I found myself on a sunny afternoon in IJmuiden, exploring the aisles of 'HEMA', a renowned Dutch retail giant. My mission? To delve into the world of Dutch candies and snacks, a vibrant and often overlooked aspect of the Netherlands' culinary landscape.

At HEMA, my first find was the Old Dutch Cherry Sticks, a classic treat known for its fruity and nostalgic charm. Next, I stumbled upon the Old Dutch Mixed Candy, a delightful assortment that included the much-loved Kaneelkussentjes, along with an array of mints, black licorice, and butterscotch candies. Each variety offered a unique taste of Dutch confectionery tradition.

Kaneelkussentjes, or Cinnamon Pillows, were a standout. Their robust cinnamon flavor encapsulated the essence of Dutch spice sweets, a testament to the country's historical spice trade connections. This little candy serves not just a burst of flavor but also a piece of cultural history.

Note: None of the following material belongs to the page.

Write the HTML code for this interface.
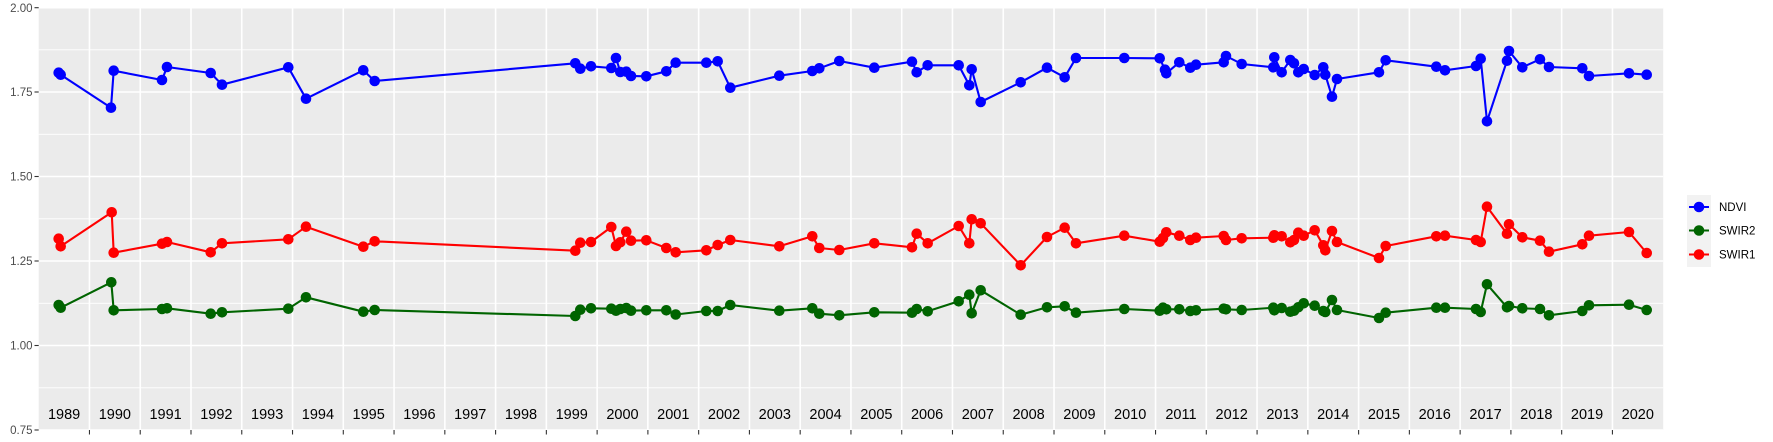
<!DOCTYPE html>
<html><head><meta charset="utf-8"><style>
html,body{margin:0;padding:0;background:#fff;}
svg{display:block;font-family:"Liberation Sans",sans-serif;}
</style></head><body>
<svg width="1773" height="442" viewBox="0 0 1773 442" xmlns="http://www.w3.org/2000/svg">
<rect x="38.7" y="7.7" width="1624.5" height="422.3" fill="#EBEBEB"/>
<g stroke="#fff" stroke-width="0.8">
<line x1="38.7" x2="1663.2" y1="49.8" y2="49.8"/><line x1="38.7" x2="1663.2" y1="134.3" y2="134.3"/>
<line x1="38.7" x2="1663.2" y1="218.8" y2="218.8"/><line x1="38.7" x2="1663.2" y1="303.3" y2="303.3"/>
<line x1="38.7" x2="1663.2" y1="387.8" y2="387.8"/>
</g>
<g stroke="#fff" stroke-width="1.6">
<line x1="38.7" x2="1663.2" y1="7.7" y2="7.7"/><line x1="38.7" x2="1663.2" y1="92" y2="92"/>
<line x1="38.7" x2="1663.2" y1="176.5" y2="176.5"/><line x1="38.7" x2="1663.2" y1="261" y2="261"/>
<line x1="38.7" x2="1663.2" y1="345.5" y2="345.5"/><line x1="38.7" x2="1663.2" y1="430" y2="430"/>
</g>
<g id="vg" stroke="#fff" stroke-width="1.6"></g>
<g id="ticks" stroke="#333" stroke-width="1.1">
<line x1="34.5" x2="38.7" y1="7.7" y2="7.7"/><line x1="34.5" x2="38.7" y1="92" y2="92"/>
<line x1="34.5" x2="38.7" y1="176.5" y2="176.5"/><line x1="34.5" x2="38.7" y1="261" y2="261"/>
<line x1="34.5" x2="38.7" y1="345.5" y2="345.5"/><line x1="34.5" x2="38.7" y1="430" y2="430"/>
</g>
<g font-size="11.5" fill="#4d4d4d" text-anchor="end">
<text x="32.5" y="11.8">2.00</text><text x="32.5" y="96.1">1.75</text><text x="32.5" y="180.6">1.50</text>
<text x="32.5" y="265.1">1.25</text><text x="32.5" y="349.6">1.00</text><text x="32.5" y="434.1">0.75</text>
</g>
<g id="years" font-size="14.5" fill="#000" text-anchor="middle"></g>
<g id="series"></g>
<rect x="1687" y="195" width="24" height="72" fill="#F2F2F2"/>
<line x1="1689" x2="1709" y1="207" y2="207" stroke="#0000FF" stroke-width="2"/><circle cx="1699" cy="207" r="5.3" fill="#0000FF"/>
<line x1="1689" x2="1709" y1="230.5" y2="230.5" stroke="#006400" stroke-width="2"/><circle cx="1699" cy="230.5" r="5.3" fill="#006400"/>
<line x1="1689" x2="1709" y1="254.5" y2="254.5" stroke="#FF0000" stroke-width="2"/><circle cx="1699" cy="254.5" r="5.3" fill="#FF0000"/>
<g font-size="11.5" fill="#000">
<text x="1719" y="211.2">NDVI</text><text x="1719" y="234.7">SWIR2</text><text x="1719" y="258.7">SWIR1</text>
</g>
</svg>
<script>
var NS="http://www.w3.org/2000/svg";
function el(t,a,p){var e=document.createElementNS(NS,t);for(var k in a)e.setAttribute(k,a[k]);p.appendChild(e);return e;}
var vg=document.getElementById('vg'),tk=document.getElementById('ticks'),yr=document.getElementById('years');
var w=1624.5/32;
for(var k=1;k<32;k++){var x=38.7+w*k;el('line',{x1:x,x2:x,y1:7.7,y2:430},vg);el('line',{x1:x,x2:x,y1:430,y2:434.5},tk);}
for(var k=0;k<32;k++){var t=el('text',{x:38.7+w*(k+0.5),y:419},yr);t.textContent=1989+k;}
var ndvi=[[58.7,72.7],[60.7,74.7],[111,107.7],[113.7,70.7],[162,80],[167,67],[210.7,73],[222,84.7],[288.3,67.3],[306,98.7],[363.3,70.3],[374.7,81],[575.3,63.3],[580.3,68.7],[591,66.3],[611.3,68],[616,58],[620.3,72],[626.3,71.7],[631,76],[646.3,76.3],[666.3,71.3],[675.7,62.7],[706.3,62.7],[717.7,61.3],[730.3,87.7],[779.3,75.7],[812.3,71],[819.3,68.3],[839.3,61],[874.3,67.7],[912,61.7],[916.7,72.3],[927.7,65.3],[958.7,65.3],[969.3,85.3],[971.7,69.3],[980.7,102],[1020.7,82.3],[1047,67.7],[1064.7,77.3],[1076,58],[1124.3,58],[1159.7,58.3],[1165,69.7],[1166.3,73.3],[1179.3,62.3],[1190.3,67.7],[1196,64.7],[1223.7,62.3],[1226,56],[1241.7,64],[1273.3,67.3],[1274.3,57.3],[1281.7,72.3],[1290.3,60],[1294,63.3],[1298.3,72.3],[1303.7,69],[1314.7,75],[1323.3,67.3],[1325.3,74.7],[1332,96.7],[1337,79],[1379,72.3],[1385.7,60.3],[1436.3,66.7],[1445,70.3],[1476,66],[1480.7,58.7],[1487,121.3],[1507,60.7],[1509,51],[1522.3,67.3],[1540,59.3],[1549,67],[1582.3,68.3],[1589,76],[1629,73.3],[1646.7,74.7]];
var swir1=[[58.7,238.7],[60.7,246.3],[111.7,212.3],[113.7,252.7],[162,243.7],[167,242],[210.7,252.3],[222,243.3],[288.3,239.3],[306,226.7],[363.3,246.7],[374.7,241.3],[575.3,250.7],[580.3,242.7],[591,242],[611.3,227],[616,246],[620.3,242.3],[626.3,231.7],[631,240.7],[646.3,240.3],[666.3,248],[675.7,252.3],[706.3,250.3],[717.7,245],[730.3,240],[779.3,246.3],[812.3,236.3],[819.3,248],[839.3,250],[874.3,243.3],[912,247.3],[916.7,233.7],[927.7,243.3],[958.7,226],[969.3,243.3],[971.7,219.3],[980.7,223.3],[1020.7,265.3],[1047,237],[1064.7,227.7],[1076,243.3],[1124.3,235.7],[1159.7,241.7],[1163,238],[1166.3,232.3],[1179.3,235.7],[1190.3,240],[1196,237.7],[1223.7,236],[1226,240],[1241.7,238.3],[1273.3,237.7],[1274.3,235.3],[1281.7,236.3],[1290.3,242.3],[1294,240],[1298.3,232.7],[1303.7,235.7],[1314.7,230.3],[1323.3,245.3],[1325.3,250.3],[1332,231],[1337,242],[1379,258],[1385.7,246],[1436.3,236.3],[1445,235.7],[1476,240],[1480.7,242],[1487,206.7],[1507,233.7],[1509,224.3],[1522.3,237.3],[1540,240.7],[1549,251.7],[1582.3,244.3],[1589,235.7],[1629,232],[1646.7,253]];
var swir2=[[58.7,305],[60.7,307.7],[111.3,282.3],[113.7,310.3],[162,309],[167,308.3],[210.7,313.7],[222,312.3],[288.3,308.7],[306,297.3],[363.3,311.7],[374.7,310],[575.3,316],[580.3,309.7],[591,308.3],[611.3,308.7],[616,310.7],[620.3,309],[626.3,308],[631,310.7],[646.3,310.3],[666.3,310.3],[675.7,314.5],[706.3,311],[717.7,311],[730.3,305],[779.3,310.7],[812.3,308.3],[819.3,313.7],[839.3,315.3],[874.3,312.3],[912,312.7],[916.7,309],[927.7,311.3],[958.7,301.3],[969.3,294.7],[971.7,313.3],[980.7,290.3],[1020.7,314.7],[1047,307.3],[1064.7,306.3],[1076,312.7],[1124.3,309],[1159.7,310.7],[1163,307.7],[1166.3,309.3],[1179.3,309.3],[1190.3,311],[1196,310.3],[1223.7,308.7],[1226,309.3],[1241.7,310],[1273.3,307.7],[1274.3,310.3],[1281.7,308],[1290.3,311.7],[1294,310.7],[1298.3,307.3],[1303.7,303.3],[1314.7,305.7],[1323.3,311],[1325.3,312],[1332,300],[1337,310],[1379,318],[1385.7,312.7],[1436.3,307.7],[1445,307.7],[1476,309],[1480.7,312],[1487,284.3],[1507,307.3],[1509,306],[1522.3,308.3],[1540,309],[1549,315.3],[1582.3,311],[1589,305.3],[1629,304.7],[1646.7,310]];
var sg=document.getElementById('series');
function draw(d,c){el('polyline',{points:d.map(function(p){return p.join(',')}).join(' '),fill:'none',stroke:c,'stroke-width':2.1,'stroke-linejoin':'round'},sg);
d.forEach(function(p){el('circle',{cx:p[0],cy:p[1],r:5.3,fill:c},sg);});}
draw(ndvi,'#0000FF');draw(swir2,'#006400');draw(swir1,'#FF0000');
</script>
</body></html>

My journey then led me to Amsterdam, where I continued my exploration at Albert Heijn, another major player in the Dutch supermarket scene. Here, I discovered Klene Zakkenroller (Pickpocketers), a whimsical name for a seriously delicious licorice treat. Alongside this, I picked Lay's Hollands Stoofpotje Smaak (Dutch Crockpot Flavor) chips, capturing the essence of traditional Dutch stews in every bite. To wash it all down, I chose the CoolBest Coconut & Lime drink, a refreshing blend perfect for any snack session.

Klene's black licorice, a particular favorite of mine, is a masterful blend of intensely salty licorice and salmiak, also known as Sal Ammoniac in English. This rare mineral, composed of ammonium chloride, is not only pivotal in creating the distinct flavor of salty licorice but also holds an interesting place in history.

Intriguingly, sal ammoniac played a crucial role in the development of the dry battery, where it was used alongside a carbon rod and zinc rod to form the electrodes. This historical application adds a fascinating layer to the appreciation of these Dutch licorice treats.

The Dutch snack landscape is a treasure trove of flavors, blending tradition, innovation, and a touch of historical intrigue. From the cinnamon-laden Kaneelkussentjes to the culturally rich Klene black licorice, each snack offers a unique insight into the Netherlands' rich culinary heritage, making it a must-explore for any food enthusiast.